Planos para o futuro
Em breve a família pretende concretizar o sonho de finalmente abrir um restaurante, dessa vez com o espaço físico adequado, com fogão industrial, cozinha personalizada e um “puxadinho” para receber a clientela no salão.
“Atualmente eu trabalho na sala e na cozinha da minha casa. Minha residência vira restaurante a partir das 6 horas da manhã. Agora temos que fazer uma cozinha grande, puxar uma área para fazer o restaurante aqui na frente pra tirar o povo de dentro de casa e depois registrar a firma. Fazer um salão para as pessoas poderem comer. Essa pandemia está acabando, graças a Deus. E aí temos que normalizar aqui. Essa porta foi Deus que abriu e a porta que Deus abre ninguém fecha”, enfatiza.

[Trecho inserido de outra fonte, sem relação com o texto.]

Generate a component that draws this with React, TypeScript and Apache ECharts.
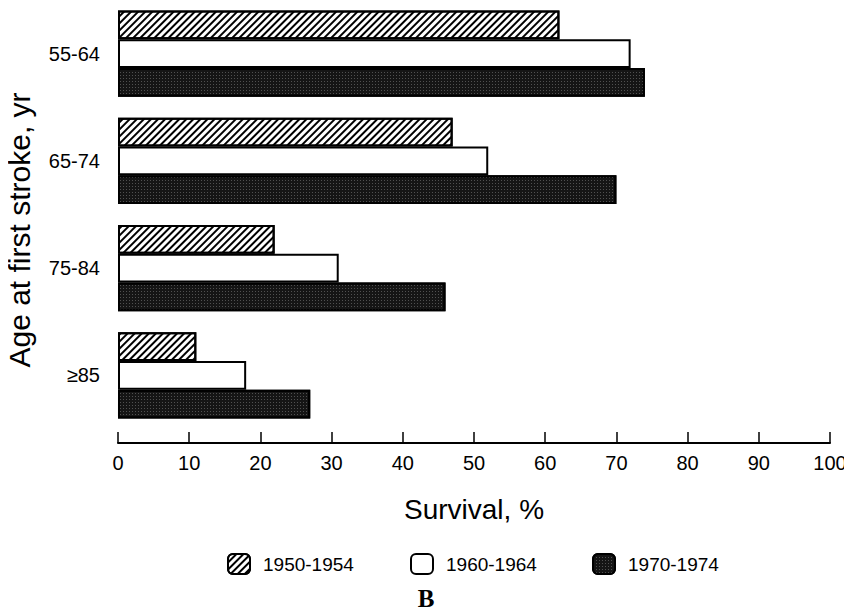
import React, { useEffect, useRef } from "react";
import * as echarts from "echarts";

const categories = ["55-64", "65-74", "75-84", "≥85"];
const seriesNames = ["1950-1954", "1960-1964", "1970-1974"];
const values1950 = [62, 47, 22, 11];
const values1960 = [72, 52, 31, 18];
const values1970 = [74, 70, 46, 27];
const xTicks = [0, 10, 20, 30, 40, 50, 60, 70, 80, 90, 100];
const yTitle = "Age at first stroke, yr";

const FONT = "'Liberation Sans', Arial, Helvetica, sans-serif";

export default function App() {
  const ref = useRef<HTMLDivElement>(null);
  useEffect(() => {
    if (!ref.current) return;
    const chart = echarts.init(ref.current, null, { renderer: "svg" });
    const border = { borderColor: "#000", borderWidth: 2 };
    const hatch = {
      symbol: "rect",
      symbolSize: 1,
      dashArrayX: [1, 0],
      dashArrayY: [1.5, 2.5],
      rotation: -Math.PI / 4,
      color: "#000",
    };
    const stipple = {
      symbol: "rect",
      symbolSize: 1,
      dashArrayX: [1, 2],
      dashArrayY: [1, 2],
      rotation: 0,
      color: "rgba(140,140,140,0.5)",
    };
    const legendBase = {
      top: 553,
      padding: 0,
      itemWidth: 22,
      itemHeight: 20,
      selectedMode: false,
      textStyle: { fontSize: 19, color: "#000", fontFamily: FONT, padding: [0, 0, 0, 8] },
    };
    const option: any = {
      animation: false,
      backgroundColor: "#fff",
      textStyle: { fontFamily: FONT },
      grid: { left: 118, right: 22, top: -4, bottom: 187, containLabel: false },
      legend: [
        { ...legendBase, data: [seriesNames[0]], left: 227 },
        { ...legendBase, data: [seriesNames[1]], left: 410 },
        { ...legendBase, data: [seriesNames[2]], left: 592 },
      ],
      xAxis: {
        type: "value",
        min: 0,
        max: 100,
        interval: 10,
        offset: 14,
        splitLine: { show: false },
        axisLine: { show: true, lineStyle: { color: "#000", width: 2 } },
        axisTick: { show: true, inside: true, length: 11, lineStyle: { color: "#000", width: 1.5 } },
        axisLabel: {
          color: "#000",
          fontSize: 20,
          margin: 10,
          fontFamily: FONT,
          formatter: (v: number) => (xTicks.includes(v) ? String(v) : ""),
        },
        name: "Survival, %",
        nameLocation: "middle",
        nameGap: 52,
        nameTextStyle: { color: "#000", fontSize: 28, fontFamily: FONT },
      },
      yAxis: {
        type: "category",
        data: categories,
        inverse: true,
        axisLine: { show: false },
        axisTick: { show: false },
        axisLabel: { color: "#000", fontSize: 20, margin: 18, fontFamily: FONT },
      },
      series: [
        {
          name: seriesNames[0],
          type: "bar",
          data: values1950,
          barWidth: 28.7,
          barGap: "0%",
          itemStyle: { color: "#fff", ...border, decal: hatch },
        },
        {
          name: seriesNames[1],
          type: "bar",
          data: values1960,
          barWidth: 28.7,
          barGap: "0%",
          itemStyle: { color: "#fff", ...border },
        },
        {
          name: seriesNames[2],
          type: "bar",
          data: values1970,
          barWidth: 28.7,
          barGap: "0%",
          itemStyle: { color: "#151515", ...border, decal: stipple },
        },
      ],
      graphic: [
        {
          type: "text",
          x: 19,
          y: 230,
          rotation: Math.PI / 2,
          style: {
            text: yTitle,
            fontSize: 30,
            fontFamily: FONT,
            fill: "#000",
            align: "center",
            verticalAlign: "middle",
          },
        },
        {
          type: "text",
          left: "center",
          top: 586,
          style: {
            text: "B",
            fontSize: 25,
            fontWeight: "bold",
            fontFamily: "'Liberation Serif', 'DejaVu Serif', serif",
            fill: "#000",
          },
        },
      ],
    };
    chart.setOption(option);
    return () => chart.dispose();
  }, []);
  return <div ref={ref} style={{ width: 852, height: 616, margin: -8 }} />;
}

Tanta repercussão fez de Maria Célia Sousa uma presença ilustre nas lives de empreendedorismo que são transmitidas quase que diariamente por diversos canais da internet e ajudou para que a Marmitex das Meninas já tenha admiradores espalhados inclusive fora do país, gerando expectativas de, quem sabe um dia, criar uma rede internacional do empreendimento.
No que depender da força de vontade e fé da cozinheira, esse não é um sonho tão difícil. “Esses dias na primeira live que fizemos, uma moça que assistiu nos Estados Unidos entrou em contato conosco para dar os parabéns. Ela disse que o sonho dela era vir comer todo santo dia aqui e perguntou se não poderíamos dar um jeitinho de levar uma marmita para lá”, diverte-se. “Eu digo que isso pode acontecer. A gente tem que sonhar alto. Vai que começa a crescer aqui e depois vai ter outra rede da Marmitex das Meninas? Eu não digo que não pode acontecer. Pode acontecer, não agora. Mas lá pra frente. Ninguém sabe o projeto de Deus nas nossas vidas”.
Dicas para quem que empreender
A empreendedora afirma que para àqueles que pretendem empreender o principal conselho é não ter medo de tentar e seguir os próprios sonhos. “Você tem que gostar de fazer aquilo que você quer pra você. Muitos não gostam de cozinhar, outros gostam, outros gostam de fazer trabalho artesanal. Deus dá um dom para cada um. Se você tem dom, tem um sonho, também é preciso ter atitude. Com atitude você vai chegar onde você quer. Primeiramente você tem Deus, ele vai abrir todas as portas, basta você ter atitude”.